Written by Lily Kehoe, 18th March 2024

Our last deep dive into the 2023/24 Children and Young People's Reader Bookshelf is a review of Floodland by Marcus Sedgwick from Head of CYP, Kara.

“How do people remember who they are and where they’re from? And how do they know what it means to be human, what makes us more than animals? How do they pass these things on to their children? Stories, that’s how.”

As a reader of Floodland, the story we’re following is Zoe’s.  We find her alone, separated from her parents in a chaotic escape attempt and trying to survive in what remains of the city of Norwich, but this is not a Norwich we’re familiar with. Floodland is set in the future, a not too distant future, a future where climate change has wreaked havoc and the majority of the UK is covered by water, with few islands of high ground and limited opportunities for safety or security.

We soon learn from Zoe that food is scarce, dangerous gangs roam the streets and it’s every man for themselves in a desperate bid to survive.

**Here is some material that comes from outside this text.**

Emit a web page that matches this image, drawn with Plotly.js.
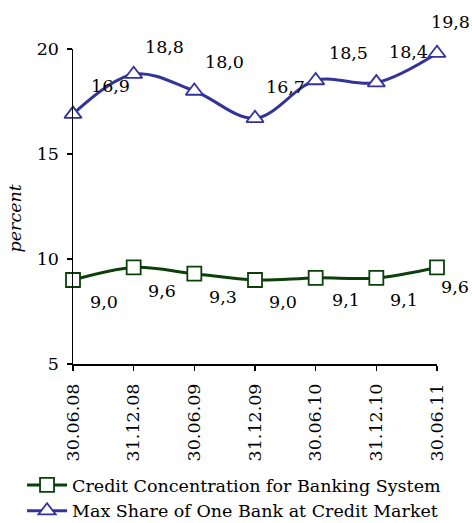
<!DOCTYPE html>
<html>
<head>
<meta charset="utf-8">
<script src="https://cdn.plot.ly/plotly-3.0.1.min.js"></script>
<style>html,body{margin:0;padding:0;background:#fff;}#chart{width:472px;height:523px;}</style>
</head>
<body>
<div id="chart"></div>
<script>
var categories = ["30.06.08","31.12.08","30.06.09","31.12.09","30.06.10","31.12.10","30.06.11"];
var creditConcentration = [9.0, 9.6, 9.3, 9.0, 9.1, 9.1, 9.6];
var maxShareOneBank = [16.9, 18.8, 18.0, 16.7, 18.5, 18.4, 19.8];
var seriesNames = ["Credit Concentration for Banking System", "Max Share of One Bank at Credit Market"];
var yTicks = [5, 10, 15, 20];

var FONT = "DejaVu Serif";
var FS = 17.5;
var green = "#0b400b";
var blue = "#333399";

// label offsets (styling only)
var blueOff = [[37,-28],[31,-27],[30,-29],[30,-31],[33,-28],[32,-31],[13,-31]];
var greenOff = [[31,22],[28,24],[29,23],[28,22],[30,22],[28,22],[18,20]];

function fmt(v){ return v.toFixed(1).replace('.', ','); }

var traces = [
  {
    x: categories, y: creditConcentration, name: seriesNames[0], type: 'scatter', mode: 'lines+markers',
    line: {color: green, width: 3, shape: 'spline', smoothing: 1},
    marker: {symbol: 'square', size: 14, color: '#ffffff', line: {color: green, width: 1.8}},
    cliponaxis: false
  },
  {
    x: categories, y: maxShareOneBank, name: seriesNames[1], type: 'scatter', mode: 'lines+markers',
    line: {color: blue, width: 3, shape: 'spline', smoothing: 1},
    marker: {symbol: 'triangle-up', size: 15, color: '#ffffff', line: {color: blue, width: 1.8}},
    cliponaxis: false
  }
];

var annotations = [];
categories.forEach(function(c, i){
  annotations.push({x: c, y: maxShareOneBank[i], xref: 'x', yref: 'y', text: fmt(maxShareOneBank[i]),
    showarrow: false, xshift: blueOff[i][0], yshift: -blueOff[i][1], font: {family: FONT, size: FS, color: '#000'}});
  annotations.push({x: c, y: creditConcentration[i], xref: 'x', yref: 'y', text: fmt(creditConcentration[i]),
    showarrow: false, xshift: greenOff[i][0], yshift: -greenOff[i][1], font: {family: FONT, size: FS, color: '#000'}});
});
annotations.push({x: 0, y: 0.5, xref: 'paper', yref: 'paper', xshift: -71, yshift: -12, textangle: -90,
  text: 'percent', showarrow: false, font: {family: FONT, size: FS, color: '#000', style: 'italic'}});

var layout = {
  width: 472, height: 523,
  margin: {l: 73, r: 35, t: 49, b: 159, autoexpand: false},
  paper_bgcolor: '#fff', plot_bgcolor: '#fff',
  font: {family: FONT, size: FS, color: '#000'},
  showlegend: true,
  legend: {x: -0.14, y: -0.327, xanchor: 'left', yanchor: 'top', orientation: 'v',
    font: {family: FONT, size: FS, color: '#000'}, itemwidth: 40, tracegroupgap: 0, bgcolor: 'rgba(0,0,0,0)'},
  xaxis: {type: 'category', range: [0, 6], autorange: false, automargin: false, showgrid: false, zeroline: false,
    showline: true, linecolor: '#000', linewidth: 1.5, ticks: 'outside', ticklen: 5, tickwidth: 1.5, tickcolor: '#000',
    tickangle: -90, ticklabelstandoff: 6, tickfont: {family: FONT, size: FS, color: '#000'}},
  yaxis: {range: [5, 20], autorange: false, automargin: false, tickvals: yTicks, ticktext: yTicks.map(String), showgrid: false, zeroline: false,
    showline: true, linecolor: '#000', linewidth: 1.5, ticks: 'outside', ticklen: 5, tickwidth: 1.5, tickcolor: '#000',
    ticklabelstandoff: 4, tickfont: {family: FONT, size: FS, color: '#000'}},
  annotations: annotations
};

Plotly.newPlot('chart', traces, layout, {displayModeBar: false, staticPlot: true});
</script>
</body>
</html>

After finding a boat in a derelict building, Zoe realises that this is an opportunity and that opportunities don’t come around all too often any more. Drawn by a yearning to try to find her parents, despite the fact that she has no assurances that they’re even alive, Zoe sets sail into the floodlands with next to nothing, all she has is her courage and self-belief.

The world created is captivating, the landscape is striking and unforgiving and although, at first glance, Floodland appears to be a pretty classic adventure story, at its heart is an exploration of belonging, the importance of people and place, how it feels to exist without a family to anchor us and what happens to us as individuals when order is gone and morals are blurry.

Zoe is a strong hero and as a reader, I was willing her along every step of the way. Her sense of loss is palpable and so is her despair, as she grapples with the brutality and lawlessness of  the dangerous ‘Eels Island’. It’s a short read at just over 130 pages, but there’s certainly plenty between those pages to make Floodland a Reader bookshelf favourite.

There are some truly beautiful passages, that I reflected on long after I had finished reading.  I especially loved the character of William, strange and enigmatic, full of wisdom. I will end with one of my favourite take aways from the book “What’s the point in surviving if you forget how to be human?” Said William. “Stories walk the truth into existing.”